- _The exercise_
Pictures stay out of this copy; please retype only the lines from the start of the records through the line with "Chart.register(...registerables);".
----------------------------------------
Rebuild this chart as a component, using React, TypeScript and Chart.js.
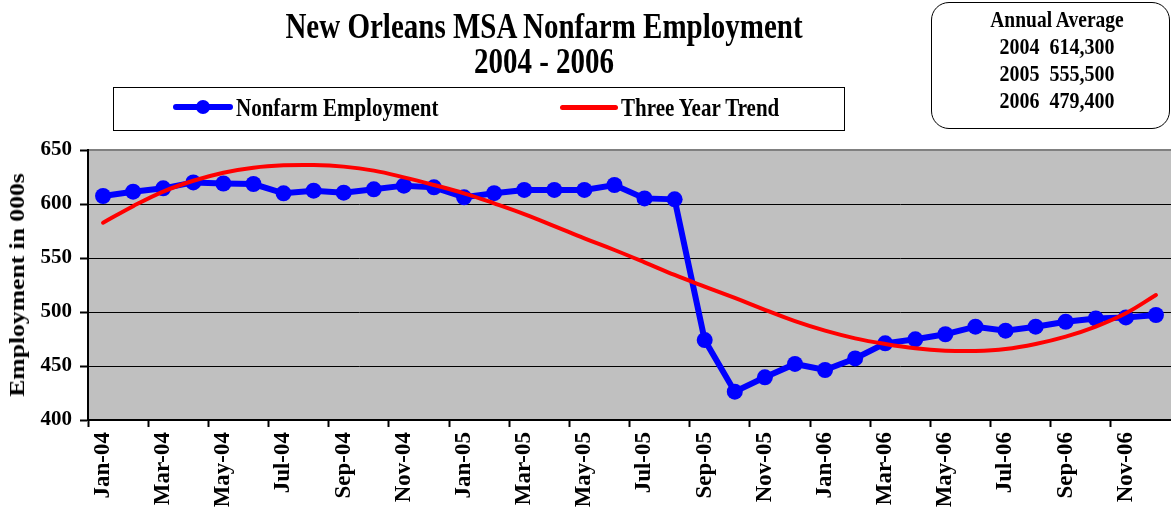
import React, { useEffect, useRef } from 'react';
import { Chart, registerables } from 'chart.js';

Chart.register(...registerables);

const months = [
  'Jan-04', 'Feb-04', 'Mar-04', 'Apr-04', 'May-04', 'Jun-04', 'Jul-04', 'Aug-04', 'Sep-04', 'Oct-04', 'Nov-04', 'Dec-04',
  'Jan-05', 'Feb-05', 'Mar-05', 'Apr-05', 'May-05', 'Jun-05', 'Jul-05', 'Aug-05', 'Sep-05', 'Oct-05', 'Nov-05', 'Dec-05',
  'Jan-06', 'Feb-06', 'Mar-06', 'Apr-06', 'May-06', 'Jun-06', 'Jul-06', 'Aug-06', 'Sep-06', 'Oct-06', 'Nov-06', 'Dec-06',
];

const nonfarmEmployment = [
  607.4, 611.4, 614.5, 620.0, 619.0, 618.5, 609.9, 612.3, 610.5, 613.6, 617.0, 615.4,
  606.2, 610.0, 613.0, 613.0, 613.0, 617.6, 605.2, 604.3, 474.0, 426.2, 439.5, 451.9,
  446.3, 457.0, 471.0, 474.7, 479.4, 486.4, 482.7, 486.4, 491.0, 494.0, 495.0, 497.2,
];

const threeYearTrend = [
  582.7, 598.0, 611.5, 621.5, 629.0, 633.6, 635.8, 636.1, 634.6, 630.9, 624.7, 617.6,
  609.9, 600.6, 590.7, 579.6, 568.2, 557.4, 546.0, 534.3, 523.5, 513.0, 502.0, 491.5,
  482.7, 475.6, 470.4, 466.4, 464.2, 463.9, 465.7, 470.4, 477.2, 486.5, 498.8, 515.7,
];

const yMin = 400;
const yMax = 650;
const yStep = 50;

const titleLines = ['New Orleans MSA Nonfarm Employment', '2004 - 2006'];
const seriesNames = ['Nonfarm Employment', 'Three Year Trend'];
const yAxisTitle = 'Employment in 000s';
const annualHeader = 'Annual Average';
const annualYears = ['2004', '2005', '2006'];
const annualValues = ['614,300', '555,500', '479,400'];

const FONT = "'Times New Roman', 'Liberation Serif', Times, serif";
const BLUE = '#0000FF';
const RED = '#FF0000';
const STRETCH = 1.2;

const plotBackground = {
  id: 'plotBackground',
  beforeDraw(chart: any) {
    const { ctx, chartArea: a } = chart;
    ctx.save();
    ctx.fillStyle = '#C0C0C0';
    ctx.fillRect(a.left, a.top, a.right - a.left, a.bottom - a.top);
    ctx.strokeStyle = '#808080';
    ctx.lineWidth = 2;
    ctx.beginPath();
    ctx.moveTo(a.left, a.top);
    ctx.lineTo(a.right, a.top);
    ctx.stroke();
    ctx.restore();
  },
};

// Text whose baseline sits at `baseline`, stretched vertically around it.
function StretchedText(props: {
  text: string;
  left: number;
  width?: number;
  baseline: number;
  size: number;
  align?: 'left' | 'center';
  sy?: number;
}) {
  const { text, left, width, baseline, size, align = 'left', sy = STRETCH } = props;
  const lh = Math.round(size * 1.2);
  // Liberation Serif: ascent 0.891, descent 0.216
  const base = (lh - size * 1.107) / 2 + size * 0.891;
  return (
    <div
      style={{
        position: 'absolute',
        left,
        width,
        top: baseline - base,
        height: lh,
        lineHeight: `${lh}px`,
        fontSize: size,
        fontFamily: FONT,
        fontWeight: 'bold',
        color: '#000',
        whiteSpace: 'pre',
        textAlign: align,
        transform: `scaleY(${sy})`,
        transformOrigin: `50% ${base}px`,
      }}
    >
      {text}
    </div>
  );
}

export default function App() {
  const canvasRef = useRef<HTMLCanvasElement | null>(null);

  useEffect(() => {
    const canvas = canvasRef.current;
    if (!canvas) return;
    const chart = new Chart(canvas, {
      type: 'line',
      data: {
        labels: months,
        datasets: [
          {
            label: seriesNames[0],
            data: nonfarmEmployment,
            borderColor: BLUE,
            backgroundColor: BLUE,
            borderWidth: 6,
            pointRadius: 8,
            pointBorderWidth: 0,
            pointBackgroundColor: BLUE,
            tension: 0,
            order: 1,
          },
          {
            label: seriesNames[1],
            data: threeYearTrend,
            borderColor: RED,
            backgroundColor: RED,
            borderWidth: 4,
            pointRadius: 0,
            tension: 0.4,
            borderCapStyle: 'round',
            order: 0,
          },
        ],
      },
      options: {
        responsive: false,
        maintainAspectRatio: false,
        animation: false,
        layout: { autoPadding: false, padding: { top: 150, left: 0, right: 0, bottom: 0 } },
        plugins: {
          legend: { display: false },
          tooltip: { enabled: false },
          title: { display: false },
        },
        scales: {
          x: {
            type: 'category',
            offset: true,
            grid: {
              offset: true,
              drawOnChartArea: false,
              drawTicks: true,
              tickLength: 7,
              tickWidth: 2,
              color: (c: any) => (typeof c.index === 'number' && c.index % 2 === 0 ? '#000' : 'rgba(0,0,0,0)'),
            },
            border: { display: true, color: '#000', width: 2 },
            ticks: {
              autoSkip: false,
              maxRotation: 90,
              minRotation: 90,
              padding: 5,
              color: '#000',
              font: { family: FONT, size: 23, weight: 'bold' },
              callback: (_v: any, i: number) => (i % 2 === 0 ? months[i] : ''),
            },
            afterFit: (s: any) => {
              s.height = 88;
              s.paddingLeft = 0;
              s.paddingRight = 0;
            },
          },
          y: {
            min: yMin,
            max: yMax,
            ticks: { stepSize: yStep, padding: 8, color: '#000', font: { family: FONT, size: 21, weight: 'bold' } },
            grid: {
              color: (c: any) => (c.tick && c.tick.value === yMax ? '#808080' : '#000'),
              tickColor: '#000',
              tickLength: 8,
              tickWidth: 2,
              lineWidth: 1,
            },
            border: { display: true, color: '#000', width: 2 },
            title: { display: false, text: yAxisTitle },
            afterFit: (s: any) => {
              s.width = 88;
              s.paddingTop = 0;
              s.paddingBottom = 0;
            },
          },
        },
      },
      plugins: [plotBackground],
    } as any);
    return () => chart.destroy();
  }, []);

  return (
    <div style={{ position: 'absolute', left: 0, top: 0, width: 1171, height: 508, overflow: 'hidden', background: '#fff' }}>
      <canvas ref={canvasRef} width={1171} height={508} style={{ position: 'absolute', left: 0, top: 0 }} />

      <StretchedText text={titleLines[0]} left={0} width={1088} baseline={38} size={29} align="center" sy={1.22} />
      <StretchedText text={titleLines[1]} left={0} width={1088} baseline={73} size={29} align="center" sy={1.22} />

      <div style={{ position: 'absolute', left: 113, top: 87, width: 732, height: 44, border: '1px solid #000', boxSizing: 'border-box' }} />
      <div style={{ position: 'absolute', left: 173, top: 104, width: 60, height: 6, background: BLUE, borderRadius: 3 }} />
      <div style={{ position: 'absolute', left: 196, top: 100, width: 14, height: 14, background: BLUE, borderRadius: '50%' }} />
      <StretchedText text={seriesNames[0]} left={236} baseline={117} size={21} />
      <div style={{ position: 'absolute', left: 560, top: 105, width: 58, height: 5, background: RED, borderRadius: 2.5 }} />
      <StretchedText text={seriesNames[1]} left={621} baseline={117} size={21} />

      <div style={{ position: 'absolute', left: 931, top: 2, width: 239, height: 127, border: '1.5px solid #000', borderRadius: 18, boxSizing: 'border-box' }} />
      <StretchedText text={annualHeader} left={957} width={200} baseline={27} size={19.5} align="center" sy={1.2} />
      {annualYears.map((y, i) => (
        <StretchedText key={y} text={`${y}  ${annualValues[i]}`} left={957} width={200} baseline={54 + i * 27} size={20} align="center" sy={1.18} />
      ))}

      <div
        style={{
          position: 'absolute',
          left: 17 - 150,
          top: 285 - 12,
          width: 300,
          height: 24,
          lineHeight: '24px',
          textAlign: 'center',
          fontFamily: FONT,
          fontWeight: 'bold',
          fontSize: 20.5,
          color: '#000',
          whiteSpace: 'pre',
          transform: 'rotate(-90deg) scaleX(1.25)',
          transformOrigin: '50% 50%',
        }}
      >
        {yAxisTitle}
      </div>
    </div>
  );
}
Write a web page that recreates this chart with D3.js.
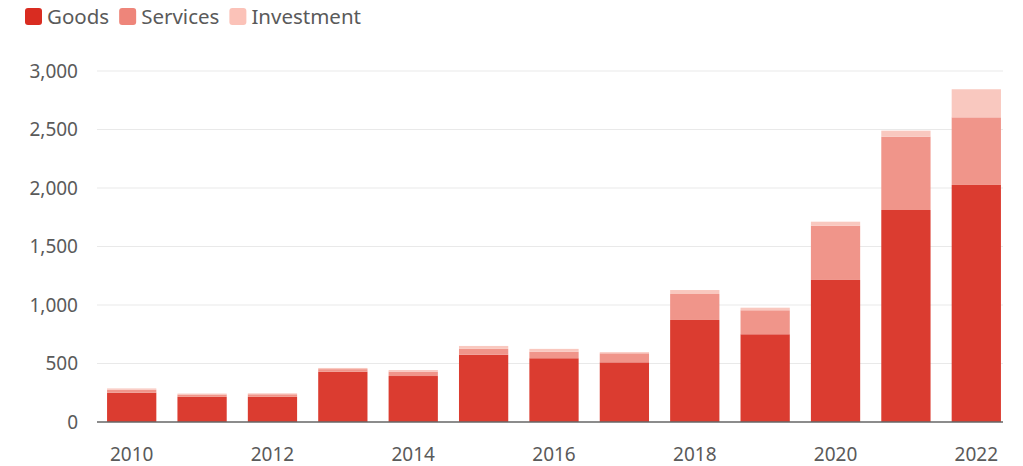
----------------------------------------
- _Exercise response_
Rebuild this chart as a component, using React, TypeScript and Chart.js.
import React, { useEffect, useRef } from 'react';
import { Chart, registerables } from 'chart.js';

Chart.register(...registerables);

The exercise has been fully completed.